Fig. 114.—Portrait of Te Pehi Kupe.
(From a sketch by Mr. J. Sylvester, of Liverpool.)
A chief, whose moko signature appears in this book, É Gnoni, was also in this country.
A partly tattooed Maori sailor died, 1849, at Guy's Hospital.
Fig. 115.—É Gnoni a chief of Mukou (Lat. 38 deg. S). Once resident in London. Drawn by himself on the wood.
(Tracing by the Author.)
[Note added by NZETC as annotator:]
Description: Fig. 116.—Wax model of a Maori who died in Guy's Hospital, London. (From a sketch by the Author.)

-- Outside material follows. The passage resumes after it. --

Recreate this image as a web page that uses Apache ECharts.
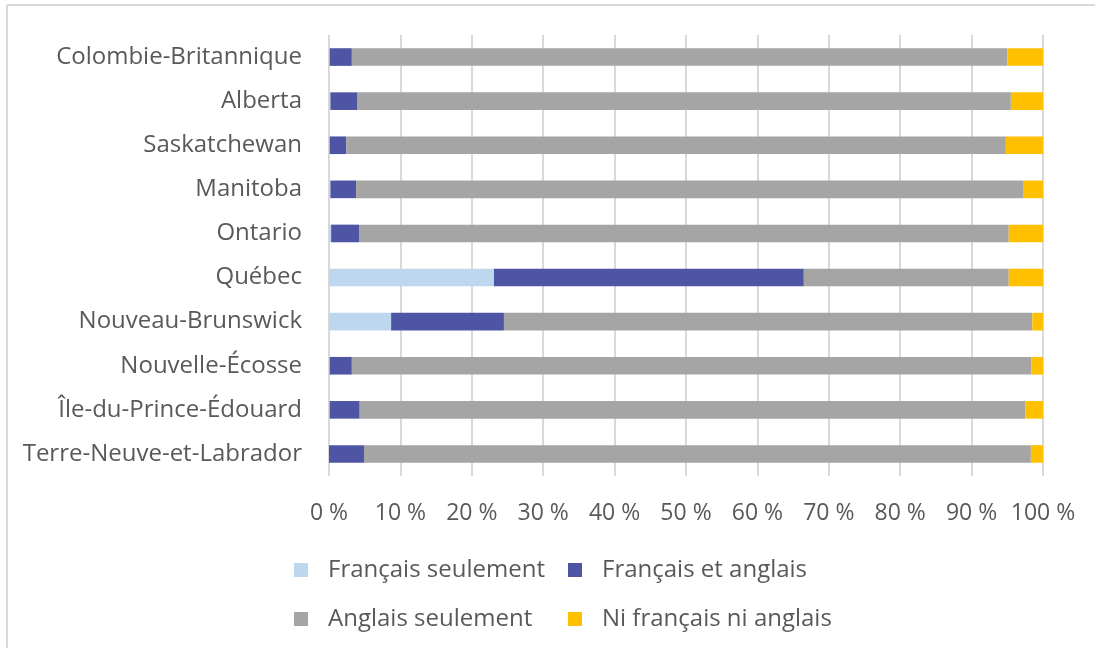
<!DOCTYPE html>
<html>
<head>
<meta charset="utf-8">
<script src="https://cdn.jsdelivr.net/npm/echarts@6/dist/echarts.min.js"></script>
<style>
  html, body { margin: 0; padding: 0; background: #fff; }
  #main { width: 1095px; height: 648px; }
</style>
</head>
<body>
<div id="main"></div>
<script>
// provinces, listed top to bottom as in the picture
const provinces = [
  'Colombie-Britannique', 'Alberta', 'Saskatchewan', 'Manitoba', 'Ontario',
  'Québec', 'Nouveau-Brunswick', 'Nouvelle-Écosse', 'Île-du-Prince-Édouard',
  'Terre-Neuve-et-Labrador'
];

// % of population by knowledge of official languages
const francaisSeulement = [0.1, 0.2, 0.1, 0.2, 0.3, 23.1, 8.7, 0.1, 0.1, 0.0];
const francaisEtAnglais = [3.1, 3.8, 2.3, 3.6, 3.9, 43.4, 15.8, 3.1, 4.2, 4.9];
const anglaisSeulement = [91.8, 91.5, 92.4, 93.5, 91.0, 28.7, 74.0, 95.2, 93.2, 93.4];
const niFrNiAng = [5.0, 4.5, 5.2, 2.7, 4.8, 4.8, 1.5, 1.6, 2.5, 1.7];

const xTicks = [0, 10, 20, 30, 40, 50, 60, 70, 80, 90, 100];

const FONT = '"Open Sans", "Noto Sans", sans-serif';
const TXT = '#595959';

const myChart = echarts.init(document.getElementById('main'));

function bar(name, data, color) {
  return {
    name: name,
    type: 'bar',
    stack: 'total',
    barWidth: '40%',
    data: data,
    itemStyle: { color: color },
    emphasis: { disabled: true }
  };
}

function legendAt(name, left, top) {
  return {
    data: [name],
    left: left,
    top: top,
    icon: 'rect',
    itemWidth: 14,
    itemHeight: 14,
    selectedMode: false,
    textStyle: { fontFamily: FONT, fontSize: 24, color: TXT, padding: [0, 0, 0, 15] }
  };
}

myChart.setOption({
  animation: false,
  grid: { left: 329, right: 52, top: 35, bottom: 172, containLabel: false },
  xAxis: {
    type: 'value',
    min: xTicks[0],
    max: xTicks[xTicks.length - 1],
    interval: 10,
    axisLine: { show: false },
    axisTick: { show: false },
    splitLine: { lineStyle: { color: '#d9d9d9', width: 2 } },
    axisLabel: {
      formatter: '{value} %',
      margin: 26,
      fontFamily: FONT,
      fontSize: 23,
      color: TXT
    }
  },
  yAxis: {
    type: 'category',
    inverse: true,
    data: provinces,
    axisLine: { show: false },
    axisTick: { show: false },
    axisLabel: { margin: 27, fontFamily: FONT, fontSize: 24, color: TXT }
  },
  legend: [
    legendAt('Français seulement', 289, 553),
    legendAt('Français et anglais', 563, 553),
    legendAt('Anglais seulement', 289, 602),
    legendAt('Ni français ni anglais', 563, 602)
  ],
  series: [
    bar('Français seulement', francaisSeulement, '#bdd7ee'),
    bar('Français et anglais', francaisEtAnglais, '#4f55a5'),
    bar('Anglais seulement', anglaisSeulement, '#a5a5a5'),
    bar('Ni français ni anglais', niFrNiAng, '#ffc000')
  ],
  graphic: [
    { type: 'line', shape: { x1: 7, y1: 5, x2: 1095, y2: 5 }, style: { stroke: '#d9d9d9', lineWidth: 2 } },
    { type: 'line', shape: { x1: 7, y1: 5, x2: 7, y2: 648 }, style: { stroke: '#d9d9d9', lineWidth: 2 } }
  ]
});
</script>
</body>
</html>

This image is not available for public viewing as it depicts either mokamokai (preserved heads) or human remains. The reasons for non-display are detailed in the policy regarding display of images of mokamokai. If you would like to comment on this decision you can contact NZETC.
Dr. Karl Scherzer's narrative of the voyage of the Austrian frigate Novara in 1859 mentions that two mokoed Waikatos, named Wiremu Toetoe and Hemara Rerehau Paraone, joined the page 111 ship's company of their own will. When the ship left Auckland somewhat later a boat with several natives came alongside; and the Vicar-General, anxious that Protestant natives should not alone be shipped to Europe, was found to have brought some wonderfully tattooed Roman Catholic natives to accompany the vessel. But it was too late, for she was already in motion; and the Vicar-General, a warm-hearted Irishman, had to return with his protégés, his praiseworthy object being unaccomplished. At Vienna the two natives visited their Majesties at the Imperial Palace. After some stay, they were presented (on the recommendation of the Director of the State Printing Office) with some implements that they might avail themselves at home of the knowledge they had acquired. In 1860 they came viá Germany to England, and were presented to the Queen; and ultimately returned to Auckland. In his native land Toetoe issued from the press too stirring publications.
In 1884 the great Ariki, or Chief of Chiefs—namely, King Tawhiao, a pensioner of the New Zealand Government—came to England. His object was to see the Queen, but this was not permitted. He stayed with his suite at Montague Place. Attracted to Mr. Cutter's, in Great Russell Street, by a collection of New Zealand arms, he left this printed visiting card. The author has their signatures in fair writing.
The major, who was a member of the House of Representatives, was not tattooed.
Fig. 117.—King Tawhiao, died August 27, 1894.